I wanted to believe but anyone who has spent any time trying to run models locally knows this is not going to be solved by two lines of python running on rocm as the example shows.
I am running q 4xgpu rig at home (similar to a mining rig) doing everything from llms to content creation. I have learned a lot. Having an AI rig today is much like having an early PC in the 80s. You dont appeciate the possible uses until you have it in your hands.
All you need is a used GPU slapped onto any disused ddr4 mobo. New 5060s, the 16gb models, can do basically everything now.
A couple 5060s and a couple 3060s. They are wired via PCI risers to an older mono with an amd cpu. (I wanted to avoid long 3-fan cards.) It looks like a mining rig, but with thicker pci risers. Many llm tools easily leverage multiple GPUs. Sucks 800w at full load, idles below 50w.
Would you please share a link to your chassis and risers? I have the PCIE lanes, but not yet encountered a reasonable way to have more than 3 GPUs directly attached to a host, both from physical space and power requirements. External PCIe switch cases are not reasonably available to mortals :/
Just search amazon for "pci4 riser" and you can get them up to a foot long. Any sort of mining frame will do. Power is a bigger issue. Running multiple power supplies is something i know about but have not done personally. Nor do i want to. Im happy keeping everything on one circuit.
If you have either PCIe slots or risers you can put them in the one system.
llama.cpp will let you run inference remotely across different systems but I suspect this would be far too latent to be worthwhile. If you have three systems already then it would cost you a few minutes to test it.
With multiple cards in normal PCI express slots, LLM layers are split across cards.
When you run inference, it runs on one card then the other card. You can repeat this for as many cards as you want.
You only copy the activations between the cards which ~10 MB/sec at runtime so PCIe width or generation is irrelevant. Even PCIe 1.0 x1 would be sufficient.
There are other software optimisations (row split, tensor parallel) which require fast interlinks like NVLink but you can get a long way without any of that.
I am running OpenWeb UI + Ollama + 7B on a Proxmox LXC container, it consumes less than 2GB, the GPU only has 4GB, and 50% CPU, it is very usable, sometimes faster than online ones to start giving you the answer and 100% offline.
If I replace the GPU with a faster one, I have no need to use online ones.
The main thing to consider is that how you run the models does not need to be coupled to the what you send models (and how you orchestrate agents).
I've used several agent frameworks and they all support many different providers from cloud to local. These are orthogonal responsibilities. I'm using VertexAI for cloud and ollama on a minisforum with rocm locally. There is a dropdown to change between them.
Perhaps not a good example, I tried running local models a few times, to much disappointment (actually made me skeptical of LLMs in general for a while).

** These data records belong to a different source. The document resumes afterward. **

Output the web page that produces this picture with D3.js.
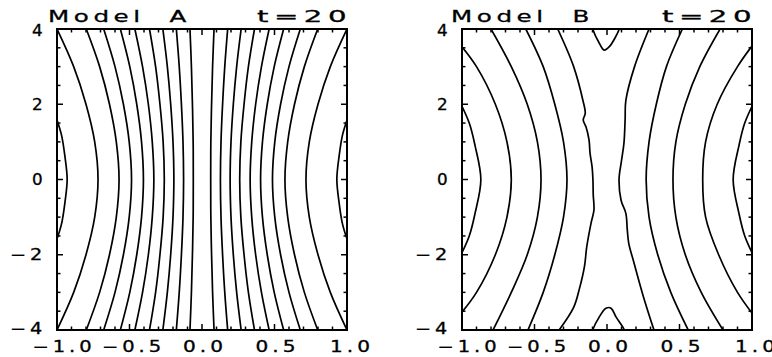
<!DOCTYPE html>
<html><head><meta charset="utf-8">
<script src="https://cdn.jsdelivr.net/npm/d3@7"></script>
<style>body{margin:0;background:#fff;} svg{display:block}</style>
</head><body><svg id="c" width="772" height="357"></svg>
<script>
// ---------- data ----------
const xTicks = [-1.0, -0.5, 0.0, 0.5, 1.0];
const xTickLabels = ["−1.0", "−0.5", "0.0", "0.5", "1.0"];
const yTicks = [-4, -2, 0, 2, 4];
const yTickLabels = ["−4", "−2", "0", "2", "4"];
const panelTitles = ["Model A", "Model B"];
const timeLabel = "t=20";

// Model A: x position of each contour at these y levels
const modelA_yLevels = [4, 3, 2, 1, 0, -1, -2, -3, -4];
const modelA_lines = [
  [-1.0, -0.885, -0.80, -0.74, -0.717, -0.74, -0.80, -0.885, -1.0],
  [-0.798, -0.706, -0.638, -0.591, -0.572, -0.591, -0.638, -0.706, -0.798],
  [-0.678, -0.600, -0.542, -0.502, -0.486, -0.502, -0.542, -0.600, -0.678],
  [-0.563, -0.498, -0.450, -0.417, -0.404, -0.417, -0.450, -0.498, -0.563],
  [-0.463, -0.410, -0.370, -0.343, -0.332, -0.343, -0.370, -0.410, -0.463],
  [-0.362, -0.320, -0.290, -0.268, -0.260, -0.268, -0.290, -0.320, -0.362],
  [-0.270, -0.239, -0.216, -0.200, -0.194, -0.200, -0.216, -0.239, -0.270],
  [-0.177, -0.157, -0.142, -0.131, -0.127, -0.131, -0.142, -0.157, -0.177],
  [-0.083, -0.073, -0.066, -0.061, -0.060, -0.061, -0.066, -0.073, -0.083],
  [0.083, 0.073, 0.066, 0.061, 0.060, 0.061, 0.066, 0.073, 0.083],
  [0.177, 0.157, 0.142, 0.131, 0.127, 0.131, 0.142, 0.157, 0.177],
  [0.270, 0.239, 0.216, 0.200, 0.194, 0.200, 0.216, 0.239, 0.270],
  [0.362, 0.320, 0.290, 0.268, 0.260, 0.268, 0.290, 0.320, 0.362],
  [0.463, 0.410, 0.370, 0.343, 0.332, 0.343, 0.370, 0.410, 0.463],
  [0.563, 0.498, 0.450, 0.417, 0.404, 0.417, 0.450, 0.498, 0.563],
  [0.678, 0.600, 0.542, 0.502, 0.486, 0.502, 0.542, 0.600, 0.678],
  [0.798, 0.706, 0.638, 0.591, 0.572, 0.591, 0.638, 0.706, 0.798],
  [1.0, 0.885, 0.80, 0.74, 0.717, 0.74, 0.80, 0.885, 1.0]
];
// Model A: small arcs touching the side walls, [x, y] points
const modelA_edgeArcs = [
  [[-1.02, 1.8], [-0.97, 1.2], [-0.945, 0.6], [-0.93, 0], [-0.945, -0.6], [-0.97, -1.2], [-1.02, -1.8]],
  [[1.02, 1.8], [0.97, 1.2], [0.945, 0.6], [0.93, 0], [0.945, -0.6], [0.97, -1.2], [1.02, -1.8]]
];

// Model B: contours as [x, y] points
const modelB_contours = [
  [[-1.02, 2.1], [-0.95, 1.5], [-0.91, 0.9], [-0.87, 0], [-0.91, -0.9], [-0.95, -1.5], [-1.02, -2.1]],
  [[-1.02, 3.62], [-0.90, 3.0], [-0.77, 2.0], [-0.69, 1.0], [-0.66, 0], [-0.69, -1.0], [-0.77, -2.0], [-0.90, -3.0], [-1.02, -3.62]],
  [[-0.80, 4], [-0.66, 3], [-0.55, 2], [-0.48, 1], [-0.455, 0], [-0.48, -1], [-0.55, -2], [-0.66, -3], [-0.786, -4]],
  [[-0.56, 4], [-0.44, 3], [-0.36, 2], [-0.30, 1], [-0.276, 0], [-0.30, -1], [-0.36, -2], [-0.44, -3], [-0.545, -4]],
  [[-0.34, 4], [-0.23, 3], [-0.166, 2.1], [-0.15, 1.76], [-0.164, 1.58], [-0.145, 1.4], [-0.124, 1.05], [-0.117, 0.7], [-0.103, 0.34], [-0.097, 0], [-0.095, -0.4], [-0.09, -0.81], [-0.11, -1.16], [-0.14, -1.8], [-0.155, -2.3], [-0.19, -2.9], [-0.23, -3.4], [-0.33, -4]],
  [[0.29, 4], [0.19, 3], [0.13, 2.1], [0.125, 1.6], [0.117, 0.97], [0.10, 0.5], [0.083, 0], [0.097, -0.55], [0.13, -0.9], [0.14, -1.34], [0.15, -1.7], [0.185, -2.2], [0.25, -3.1], [0.324, -4]],
  [[0.52, 4], [0.41, 3], [0.34, 2], [0.29, 1], [0.27, 0], [0.29, -1], [0.35, -2], [0.44, -3], [0.56, -4]],
  [[0.78, 4], [0.64, 3], [0.54, 2], [0.475, 1], [0.455, 0], [0.475, -1], [0.54, -2], [0.65, -3], [0.80, -4]],
  [[1.02, 3.65], [0.90, 3.0], [0.76, 2.0], [0.68, 1.0], [0.66, 0], [0.68, -1.0], [0.77, -2.0], [0.90, -3.0], [1.02, -3.65]],
  [[1.02, 2.1], [0.95, 1.5], [0.91, 0.9], [0.87, 0], [0.91, -0.9], [0.95, -1.5], [1.02, -2.1]],
  [[-0.105, 4.1], [-0.099, 4.0], [-0.053, 3.62], [-0.02, 3.44], [0.016, 3.53], [0.085, 4.0], [0.09, 4.1]],
  [[-0.105, -4.1], [-0.099, -4], [-0.053, -3.65], [-0.007, -3.42], [0.028, -3.42], [0.062, -3.65], [0.12, -4], [0.125, -4.1]]
];

// ---------- layout ----------
const svg = d3.select("#c");
const panels = [
  {left: 57, right: 347, top: 29, bottom: 330, title: panelTitles[0], titleDx: -9},
  {left: 462, right: 752, top: 29, bottom: 330, title: panelTitles[1], titleDx: -11}
];
const modelA_contours = modelA_lines.map(xs => modelA_yLevels.map((yy, i) => [xs[i], yy]))
  .concat(modelA_edgeArcs);
const contourSets = [modelA_contours, modelB_contours];
const FONT = "'DejaVu Sans', Arial, sans-serif";
const xLabelShift = [5, 2, 1, 1, 3];

function stretchedText(sel, txt, size, ls, len) {
  return sel.attr("font-family", FONT).attr("font-size", size)
    .attr("letter-spacing", ls).attr("textLength", len)
    .attr("lengthAdjust", "spacingAndGlyphs").attr("fill", "#000")
    .attr("stroke", "#000").attr("stroke-width", 0.3).text(txt);
}

panels.forEach((p, pi) => {
  const x = d3.scaleLinear().domain([-1, 1]).range([p.left, p.right]);
  const y = d3.scaleLinear().domain([-4, 4]).range([p.bottom, p.top]);
  const g = svg.append("g");
  const clipId = "clip" + pi;
  svg.append("clipPath").attr("id", clipId).append("rect")
    .attr("x", p.left).attr("y", p.top).attr("width", p.right - p.left).attr("height", p.bottom - p.top);

  const line = d3.line().x(d => x(d[0])).y(d => y(d[1])).curve(d3.curveCatmullRom.alpha(0.5));
  g.append("g").attr("clip-path", `url(#${clipId})`)
    .selectAll("path").data(contourSets[pi]).join("path")
    .attr("d", line).attr("fill", "none").attr("stroke", "#000").attr("stroke-width", 1.7)
    .attr("stroke-linejoin", "round");

  // frame
  g.append("rect").attr("x", p.left).attr("y", p.top)
    .attr("width", p.right - p.left).attr("height", p.bottom - p.top)
    .attr("fill", "none").attr("stroke", "#000").attr("stroke-width", 2);

  // ticks (inward, mirrored on all sides)
  const xMinor = x.ticks(20), yMinor = y.ticks(16);
  const tk = g.append("g").attr("stroke", "#000").attr("stroke-width", 1.5);
  xMinor.forEach(v => {
    const major = xTicks.some(t => Math.abs(t - v) < 1e-9);
    const L = major ? 6 : 3.5;
    tk.append("line").attr("x1", x(v)).attr("x2", x(v)).attr("y1", p.bottom).attr("y2", p.bottom - L);
    tk.append("line").attr("x1", x(v)).attr("x2", x(v)).attr("y1", p.top).attr("y2", p.top + L);
  });
  yMinor.forEach(v => {
    const major = yTicks.some(t => Math.abs(t - v) < 1e-9);
    const L = major ? 6 : 3.5;
    tk.append("line").attr("y1", y(v)).attr("y2", y(v)).attr("x1", p.left).attr("x2", p.left + L);
    tk.append("line").attr("y1", y(v)).attr("y2", y(v)).attr("x1", p.right).attr("x2", p.right - L);
  });

  // x tick labels
  xTicks.forEach((v, i) => {
    const lab = xTickLabels[i];
    const neg = lab.startsWith("−");
    stretchedText(g.append("text").attr("x", x(v) + xLabelShift[i] + 2).attr("y", 352)
      .attr("text-anchor", "middle"), lab, 15, 3, neg ? 63 : 44);
  });
  // y tick labels
  yTicks.forEach((v, i) => {
    const lab = yTickLabels[i];
    const neg = lab.startsWith("−");
    stretchedText(g.append("text").attr("x", p.left - 11).attr("y", y(v) + (v === 4 ? 2 : v === -4 ? -1 : 0))
      .attr("dy", "0.36em").attr("text-anchor", "end"), lab, 15, 3, neg ? 36 : 14);
  });

  // titles
  stretchedText(g.append("text").attr("x", p.left + p.titleDx).attr("y", 22),
    p.title.replace(" ", "\u00A0\u00A0"), 16, 3, 143);
  stretchedText(g.append("text").attr("x", p.right + 5).attr("y", 22).attr("text-anchor", "end"),
    timeLabel, 16, 3, 95);
});
</script></body></html>
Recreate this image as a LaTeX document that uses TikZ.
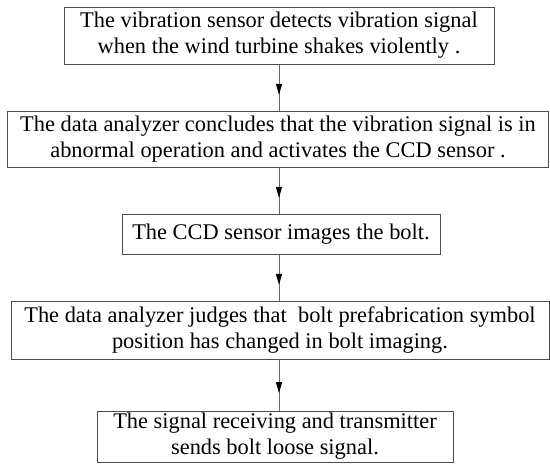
\documentclass[tikz,border=0pt]{standalone}
\usepackage{fontspec}
\setmainfont{Liberation Serif}
\newfontfamily\boxserif{Liberation Serif}
\usetikzlibrary{arrows.meta,decorations.markings}
\tikzset{
  stepbox/.style={draw=black!70, line width=1pt, rectangle, align=center, inner sep=0pt,
    font=\boxserif\fontsize{22.4}{26}\selectfont, text=black},
  conn/.style={draw=black!60, line width=1pt,
    postaction={decorate},
    decoration={markings, mark=at position 0.66 with {\arrow{Triangle[length=11pt,width=6pt,black]}}}}
}
\begin{document}
\begin{tikzpicture}[x=1pt,y=-1pt]
\useasboundingbox (0,0) rectangle (550,464);
\node[stepbox, minimum width=430pt, minimum height=57pt] (b1) at (279,35.5)
  {The vibration sensor detects vibration signal\\when the wind turbine shakes violently .};
\node[stepbox, minimum width=541pt, minimum height=56pt] (b2) at (278,139)
  {The data analyzer concludes that the vibration signal is in\\abnormal operation and activates the CCD sensor .};
\node[stepbox, minimum width=318pt, minimum height=40pt] (b3) at (281,234)
  {The CCD sensor images the bolt.};
\node[stepbox, minimum width=538pt, minimum height=58pt] (b4) at (280,330)
  {The data analyzer judges that\ \ bolt prefabrication symbol\\position has changed in bolt imaging.};
\node[stepbox, minimum width=356pt, minimum height=51pt] (b5) at (275,436.5)
  {The signal receiving and transmitter\\sends bolt loose signal.};
\coordinate (c1) at (279,0);
\draw[conn] (c1 |- b1.south) -- (c1 |- b2.north);
\draw[conn] (c1 |- b2.south) -- (c1 |- b3.north);
\draw[conn] (c1 |- b3.south) -- (c1 |- b4.north);
\draw[conn] (c1 |- b4.south) -- (c1 |- b5.north);
\end{tikzpicture}
\end{document}
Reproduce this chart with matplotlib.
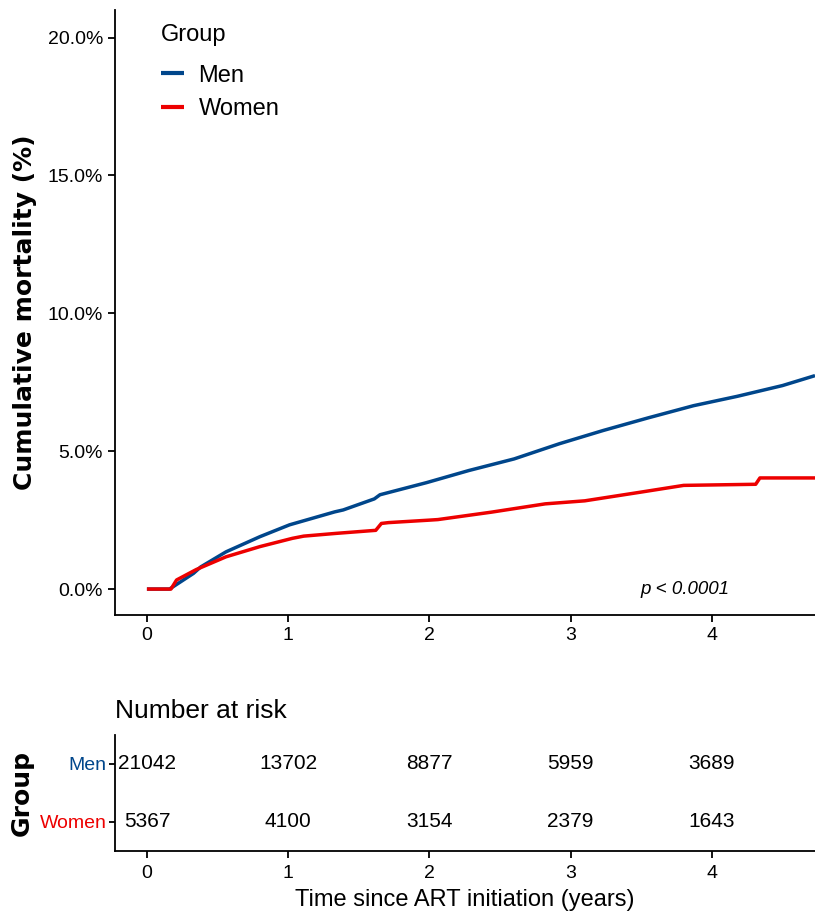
import matplotlib
matplotlib.use("Agg")
import matplotlib.pyplot as plt
import numpy as np

plt.rcParams['font.family'] = ['Liberation Sans Narrow', 'Liberation Sans', 'DejaVu Sans']

groups = ["Men", "Women"]
colors = ["#00468B", "#ED0000"]

men_t = [0.0, 0.16, 0.33, 0.38, 0.56, 0.80, 1.01, 1.33, 1.39, 1.61, 1.65, 1.98, 2.28, 2.60, 2.92, 3.23, 3.55, 3.87, 4.18, 4.50, 4.73]
men_v = [0.0, 0.0, 0.57, 0.80, 1.35, 1.90, 2.33, 2.80, 2.87, 3.27, 3.42, 3.86, 4.30, 4.72, 5.27, 5.75, 6.21, 6.65, 6.99, 7.38, 7.74]

women_t = [0.0, 0.17, 0.21, 0.35, 0.56, 0.80, 1.03, 1.11, 1.34, 1.62, 1.66, 1.71, 2.0, 2.06, 2.44, 2.82, 3.10, 3.49, 3.80, 4.31, 4.34, 4.73]
women_v = [0.0, 0.0, 0.33, 0.71, 1.17, 1.54, 1.84, 1.92, 2.02, 2.13, 2.38, 2.41, 2.50, 2.52, 2.79, 3.09, 3.20, 3.51, 3.76, 3.80, 4.03, 4.03]

yticks = [0, 5, 10, 15, 20]
ytick_labels = ["0.0%", "5.0%", "10.0%", "15.0%", "20.0%"]
xticks = [0, 1, 2, 3, 4]

risk_men = [21042, 13702, 8877, 5959, 3689]
risk_women = [5367, 4100, 3154, 2379, 1643]

fig = plt.figure(figsize=(8.15, 9.13), dpi=100)

ax = fig.add_axes([0.1411, 0.3264, 0.8589, 0.6627])
ax.plot(men_t, men_v, color=colors[0], lw=2.5, label=groups[0], solid_capstyle='butt')
ax.plot(women_t, women_v, color=colors[1], lw=2.5, label=groups[1], solid_capstyle='butt')
ax.set_xlim(-0.226, 4.73)
ax.set_ylim(-0.94, 21.0)
ax.set_yticks(yticks)
ax.set_yticklabels(ytick_labels)
ax.set_xticks(xticks)
for s in ['top', 'right']:
    ax.spines[s].set_visible(False)
for s in ['left', 'bottom']:
    ax.spines[s].set_linewidth(1.3)
ax.tick_params(labelsize=14, width=1.3, length=5, colors='black')
ax.set_ylabel("Cumulative mortality (%)", fontsize=18, fontweight='bold',
              family='DejaVu Sans', labelpad=8)
ax.text(3.81, 0.0, "p < 0.0001", fontsize=13.5, style='italic', ha='center', va='center')
leg = ax.legend(title="Group", loc='upper left', bbox_to_anchor=(0.035, 1.012), frameon=False,
                fontsize=17, title_fontsize=17, handlelength=1.0, handletextpad=0.6,
                labelspacing=0.5)
leg._legend_box.align = "left"
leg._legend_box.sep = 13.5
for h in leg.get_lines():
    h.set_linewidth(3)

rax = fig.add_axes([0.1411, 0.0679, 0.8589, 0.1271])
rax.set_xlim(-0.226, 4.73)
rax.set_ylim(0.5, 2.5)
for i, t in enumerate(xticks):
    rax.text(t, 2, str(risk_men[i]), ha='center', va='center', fontsize=15)
    rax.text(t, 1, str(risk_women[i]), ha='center', va='center', fontsize=15)
rax.set_yticks([2, 1])
rax.set_yticklabels(groups)
for lbl, c in zip(rax.get_yticklabels(), colors):
    lbl.set_color(c)
rax.set_xticks(xticks)
for s in ['top', 'right']:
    rax.spines[s].set_visible(False)
for s in ['left', 'bottom']:
    rax.spines[s].set_linewidth(1.3)
rax.tick_params(labelsize=14, width=1.3, length=4, pad=2)
rax.tick_params(axis='x', length=5, pad=5)
rax.set_ylabel("Group", fontsize=18, fontweight='bold', family='DejaVu Sans', labelpad=4)
rax.set_xlabel("Time since ART initiation (years)", fontsize=17, labelpad=5)
rax.set_title("Number at risk", fontsize=19, loc='left', pad=12)

fig.savefig("out.png", dpi=100)
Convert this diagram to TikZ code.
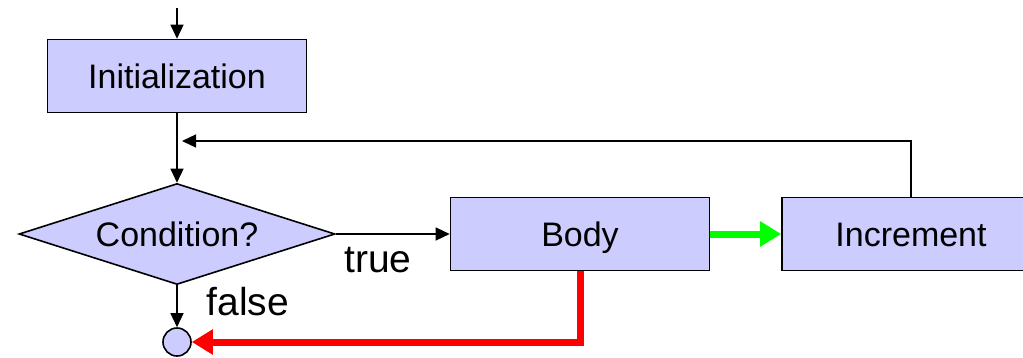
\documentclass[tikz,border=0pt]{standalone}
\usepackage{fontspec}
\setmainfont{Liberation Sans}
\usetikzlibrary{shapes.geometric,arrows.meta}
\definecolor{boxfill}{RGB}{204,204,255}
\begin{document}
\begin{tikzpicture}
	% flowchart of a for loop: init, test, body, increment
	[x=1pt,y=-1pt,font=\fontsize{34}{40}\selectfont,
	 box/.style={rectangle,draw,line width=1.6pt,fill=boxfill,minimum width=259pt,minimum height=73pt,inner sep=0pt,text height=24.4pt,text depth=0pt},
	 test/.style={diamond,draw,line width=1.6pt,fill=boxfill,aspect=3.13,minimum width=316pt,minimum height=101pt,inner sep=0pt},
	 stop/.style={circle,draw,line width=1.6pt,fill=boxfill,minimum size=28pt,inner sep=0pt},
	 flow/.style={line width=1.3pt,-{Triangle[length=14pt,width=13pt]}},
	 fat/.style={line width=7pt,-{Triangle[length=21pt,width=24pt]}},
	 label/.style={font=\fontsize{39}{44}\selectfont}]
	\useasboundingbox (0,0) rectangle (1023,357);

	\coordinate (start) at (177,8);
	\node[box] (init) at (177,76) {Initialization};
	\node[test] (cond) at (177,234) {Condition?};
	\node[box] (body) at (580,234) {Body};
	\node[box,minimum width=258pt] (inc) at (911,234) {Increment};
	\node[stop] (end) at (177,342) {};
	\coordinate (join) at (177,141);

	\draw[flow] (start) -- (init);
	\draw[flow] (init) -- (cond);
	\draw[flow] (inc.north) |- ([xshift=5pt]join);
	\draw[flow] (cond.east) -- (body.west);
	\draw[flow] (cond.south) -- (end);
	\draw[fat,green] (body.east) -- (inc.west);
	\draw[fat,red] (body.south) |- (end.east);

	\node[label] (yes) at (378,260) {true};
	\node[label] (no) at (248,302) {false};
\end{tikzpicture}
\end{document}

My last experiment in January was trying to run a Qwen model locally (RTX 4080; 128GB RAM; 9950X3D). I must have been doing it extremely wrong because the models that I tried either hallucinated severely or got stuck in a loop. The funniest one was stuck in a "but wait, ..." loop.
I fortunately had started experimenting with Claude, so I opted to pay Anthropic more money for tokens (work already covers the bill, this was for personal use).
That whole experience + a noisy GPU, put me off the idea of running/building local agents.
I have a Mac Studio with 512GB Ram and ran models of different sizes to test out how local agents are and I agree that local models aren't there yet but that depends on whether you need a lot of knowledge or not to answer your question, and I think it should be possible to either distill or train a smaller model that works on a subset of knowledge tailored toward local execution. My main interest is in reducing the latency and it feels that the local agents that work at high speeds should be an answer to this but it's not something that someone is trying to solve yet. Feels like if I could get a smaller model that could run at incredible speed locally that could unlock some interesting autoresearching.
Also running gemma-4 on Apple M5 Max. As fast or faster than Opus 4.6 extended but not of course the same competence. However, great tunability with llama.cpp and no issues related to IP leakage.
Uhmm... I have a local Ollama setup on Linux+AMD, and it was only a bit more involved than this sample. And only because I wanted to run everything in a container.
If you mean that you can't just run the largest unquantized models, then it's indeed true.